◆ Given exercise ◆
Print nothing but the lines from the start of the listing below through the line that contains "(qryin) at (36,407.5)". Do not include the pictures.

◆ Data segment ◆
-=-=-=-=-

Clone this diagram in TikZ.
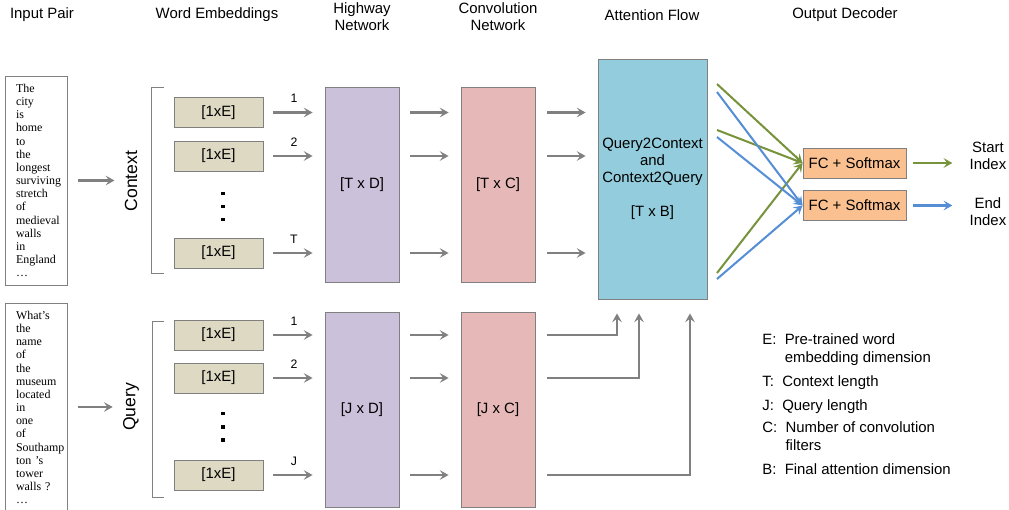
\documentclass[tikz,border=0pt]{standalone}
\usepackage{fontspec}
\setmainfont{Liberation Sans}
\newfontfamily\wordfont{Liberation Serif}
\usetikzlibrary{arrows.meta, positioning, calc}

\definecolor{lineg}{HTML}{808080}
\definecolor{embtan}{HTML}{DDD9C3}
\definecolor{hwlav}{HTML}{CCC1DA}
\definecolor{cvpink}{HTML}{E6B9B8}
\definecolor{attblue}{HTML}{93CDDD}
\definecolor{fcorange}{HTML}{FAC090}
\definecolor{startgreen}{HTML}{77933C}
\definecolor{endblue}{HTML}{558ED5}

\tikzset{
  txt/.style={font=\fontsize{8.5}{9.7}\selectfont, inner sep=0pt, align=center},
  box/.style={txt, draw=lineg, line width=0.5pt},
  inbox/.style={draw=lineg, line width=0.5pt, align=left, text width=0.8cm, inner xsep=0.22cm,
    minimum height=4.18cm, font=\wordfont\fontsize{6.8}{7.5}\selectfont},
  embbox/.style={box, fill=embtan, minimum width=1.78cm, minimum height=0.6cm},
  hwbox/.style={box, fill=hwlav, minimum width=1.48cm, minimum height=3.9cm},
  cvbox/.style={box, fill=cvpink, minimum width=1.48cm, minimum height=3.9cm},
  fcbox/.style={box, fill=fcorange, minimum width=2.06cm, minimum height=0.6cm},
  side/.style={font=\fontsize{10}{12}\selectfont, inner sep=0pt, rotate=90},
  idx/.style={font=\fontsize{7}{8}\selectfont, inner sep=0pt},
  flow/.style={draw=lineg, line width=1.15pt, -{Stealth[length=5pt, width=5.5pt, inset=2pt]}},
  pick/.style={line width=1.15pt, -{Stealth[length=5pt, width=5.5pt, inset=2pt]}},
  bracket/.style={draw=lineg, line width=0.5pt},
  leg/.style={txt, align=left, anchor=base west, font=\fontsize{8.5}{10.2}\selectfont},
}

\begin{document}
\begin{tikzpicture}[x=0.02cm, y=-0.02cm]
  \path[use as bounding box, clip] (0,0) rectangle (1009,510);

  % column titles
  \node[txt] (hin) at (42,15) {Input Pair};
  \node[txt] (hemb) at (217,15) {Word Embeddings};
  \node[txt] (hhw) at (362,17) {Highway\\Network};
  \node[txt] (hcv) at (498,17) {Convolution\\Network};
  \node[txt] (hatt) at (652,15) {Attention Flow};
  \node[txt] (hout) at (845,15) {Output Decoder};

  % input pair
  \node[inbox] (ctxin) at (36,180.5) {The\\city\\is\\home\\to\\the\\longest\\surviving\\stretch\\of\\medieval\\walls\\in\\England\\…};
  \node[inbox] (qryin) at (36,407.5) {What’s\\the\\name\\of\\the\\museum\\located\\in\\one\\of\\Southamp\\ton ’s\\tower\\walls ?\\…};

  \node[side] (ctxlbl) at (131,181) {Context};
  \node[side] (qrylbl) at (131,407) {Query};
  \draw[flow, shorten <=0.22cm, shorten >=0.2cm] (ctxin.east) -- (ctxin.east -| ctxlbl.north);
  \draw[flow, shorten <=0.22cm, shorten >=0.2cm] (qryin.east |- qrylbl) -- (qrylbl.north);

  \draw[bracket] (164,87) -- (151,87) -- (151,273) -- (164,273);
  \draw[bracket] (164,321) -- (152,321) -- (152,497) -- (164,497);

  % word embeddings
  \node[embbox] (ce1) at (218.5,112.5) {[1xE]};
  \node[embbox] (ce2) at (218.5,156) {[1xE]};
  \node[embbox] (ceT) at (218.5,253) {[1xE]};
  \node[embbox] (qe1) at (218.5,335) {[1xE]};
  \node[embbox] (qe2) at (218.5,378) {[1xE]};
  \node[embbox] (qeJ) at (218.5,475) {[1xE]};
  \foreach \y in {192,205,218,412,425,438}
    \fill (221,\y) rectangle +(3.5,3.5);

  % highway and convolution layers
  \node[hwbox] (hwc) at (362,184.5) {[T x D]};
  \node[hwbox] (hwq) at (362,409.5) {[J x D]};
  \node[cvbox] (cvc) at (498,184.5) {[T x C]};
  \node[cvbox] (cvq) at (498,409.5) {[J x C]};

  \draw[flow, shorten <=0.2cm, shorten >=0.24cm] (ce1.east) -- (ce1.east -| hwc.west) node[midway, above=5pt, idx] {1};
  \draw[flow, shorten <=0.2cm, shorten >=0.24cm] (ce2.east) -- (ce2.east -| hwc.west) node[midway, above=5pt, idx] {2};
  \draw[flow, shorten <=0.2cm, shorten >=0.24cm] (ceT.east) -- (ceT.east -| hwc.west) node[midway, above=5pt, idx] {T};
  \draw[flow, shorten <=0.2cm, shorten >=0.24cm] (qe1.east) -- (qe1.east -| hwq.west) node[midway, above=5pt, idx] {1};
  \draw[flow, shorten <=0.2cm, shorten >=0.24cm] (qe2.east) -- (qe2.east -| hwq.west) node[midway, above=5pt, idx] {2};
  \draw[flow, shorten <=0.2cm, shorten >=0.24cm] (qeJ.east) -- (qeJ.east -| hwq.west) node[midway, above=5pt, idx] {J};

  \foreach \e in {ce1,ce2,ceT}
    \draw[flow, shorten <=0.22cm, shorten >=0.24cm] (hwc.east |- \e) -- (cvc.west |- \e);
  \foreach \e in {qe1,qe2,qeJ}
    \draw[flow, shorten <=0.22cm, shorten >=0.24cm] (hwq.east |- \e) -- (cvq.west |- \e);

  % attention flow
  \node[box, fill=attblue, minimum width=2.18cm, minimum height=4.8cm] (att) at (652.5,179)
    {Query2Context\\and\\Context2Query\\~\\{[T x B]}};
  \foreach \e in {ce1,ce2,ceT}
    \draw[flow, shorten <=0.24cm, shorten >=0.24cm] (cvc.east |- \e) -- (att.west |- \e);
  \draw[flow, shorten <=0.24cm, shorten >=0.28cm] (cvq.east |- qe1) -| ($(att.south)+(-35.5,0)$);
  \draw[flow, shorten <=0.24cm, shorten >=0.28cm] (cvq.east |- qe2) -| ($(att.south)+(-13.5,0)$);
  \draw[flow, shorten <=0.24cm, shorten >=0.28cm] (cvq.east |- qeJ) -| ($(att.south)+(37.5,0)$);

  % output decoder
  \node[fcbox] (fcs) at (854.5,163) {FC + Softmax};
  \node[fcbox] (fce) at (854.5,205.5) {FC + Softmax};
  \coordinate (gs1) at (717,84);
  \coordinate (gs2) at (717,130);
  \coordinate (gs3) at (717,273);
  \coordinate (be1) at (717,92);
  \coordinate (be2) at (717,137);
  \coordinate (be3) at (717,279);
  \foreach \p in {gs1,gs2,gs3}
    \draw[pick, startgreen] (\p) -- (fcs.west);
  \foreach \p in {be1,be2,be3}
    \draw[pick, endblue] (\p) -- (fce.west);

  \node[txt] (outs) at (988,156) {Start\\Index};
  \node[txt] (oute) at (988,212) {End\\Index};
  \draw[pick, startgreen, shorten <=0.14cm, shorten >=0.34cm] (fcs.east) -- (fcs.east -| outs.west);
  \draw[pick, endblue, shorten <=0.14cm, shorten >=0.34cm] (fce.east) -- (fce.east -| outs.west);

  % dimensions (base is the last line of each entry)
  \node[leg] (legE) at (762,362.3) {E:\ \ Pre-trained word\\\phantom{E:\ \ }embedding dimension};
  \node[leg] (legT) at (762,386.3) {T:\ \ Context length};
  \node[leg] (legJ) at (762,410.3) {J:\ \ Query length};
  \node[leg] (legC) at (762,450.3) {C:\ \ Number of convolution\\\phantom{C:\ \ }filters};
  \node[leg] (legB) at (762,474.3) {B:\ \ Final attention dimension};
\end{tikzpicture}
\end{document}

-=-=-=-=-

◆ Written reply ◆
Clone this diagram in TikZ.
\documentclass[tikz,border=0pt]{standalone}
\usepackage{fontspec}
\setmainfont{Liberation Sans}
\newfontfamily\wordfont{Liberation Serif}
\usetikzlibrary{arrows.meta, positioning, calc}

\definecolor{lineg}{HTML}{808080}
\definecolor{embtan}{HTML}{DDD9C3}
\definecolor{hwlav}{HTML}{CCC1DA}
\definecolor{cvpink}{HTML}{E6B9B8}
\definecolor{attblue}{HTML}{93CDDD}
\definecolor{fcorange}{HTML}{FAC090}
\definecolor{startgreen}{HTML}{77933C}
\definecolor{endblue}{HTML}{558ED5}

\tikzset{
  txt/.style={font=\fontsize{8.5}{9.7}\selectfont, inner sep=0pt, align=center},
  box/.style={txt, draw=lineg, line width=0.5pt},
  inbox/.style={draw=lineg, line width=0.5pt, align=left, text width=0.8cm, inner xsep=0.22cm,
    minimum height=4.18cm, font=\wordfont\fontsize{6.8}{7.5}\selectfont},
  embbox/.style={box, fill=embtan, minimum width=1.78cm, minimum height=0.6cm},
  hwbox/.style={box, fill=hwlav, minimum width=1.48cm, minimum height=3.9cm},
  cvbox/.style={box, fill=cvpink, minimum width=1.48cm, minimum height=3.9cm},
  fcbox/.style={box, fill=fcorange, minimum width=2.06cm, minimum height=0.6cm},
  side/.style={font=\fontsize{10}{12}\selectfont, inner sep=0pt, rotate=90},
  idx/.style={font=\fontsize{7}{8}\selectfont, inner sep=0pt},
  flow/.style={draw=lineg, line width=1.15pt, -{Stealth[length=5pt, width=5.5pt, inset=2pt]}},
  pick/.style={line width=1.15pt, -{Stealth[length=5pt, width=5.5pt, inset=2pt]}},
  bracket/.style={draw=lineg, line width=0.5pt},
  leg/.style={txt, align=left, anchor=base west, font=\fontsize{8.5}{10.2}\selectfont},
}

\begin{document}
\begin{tikzpicture}[x=0.02cm, y=-0.02cm]
  \path[use as bounding box, clip] (0,0) rectangle (1009,510);

  % column titles
  \node[txt] (hin) at (42,15) {Input Pair};
  \node[txt] (hemb) at (217,15) {Word Embeddings};
  \node[txt] (hhw) at (362,17) {Highway\\Network};
  \node[txt] (hcv) at (498,17) {Convolution\\Network};
  \node[txt] (hatt) at (652,15) {Attention Flow};
  \node[txt] (hout) at (845,15) {Output Decoder};

  % input pair
  \node[inbox] (ctxin) at (36,180.5) {The\\city\\is\\home\\to\\the\\longest\\surviving\\stretch\\of\\medieval\\walls\\in\\England\\…};
  \node[inbox] (qryin) at (36,407.5) {What’s\\the\\name\\of\\the\\museum\\located\\in\\one\\of\\Southamp\\ton ’s\\tower\\walls ?\\…};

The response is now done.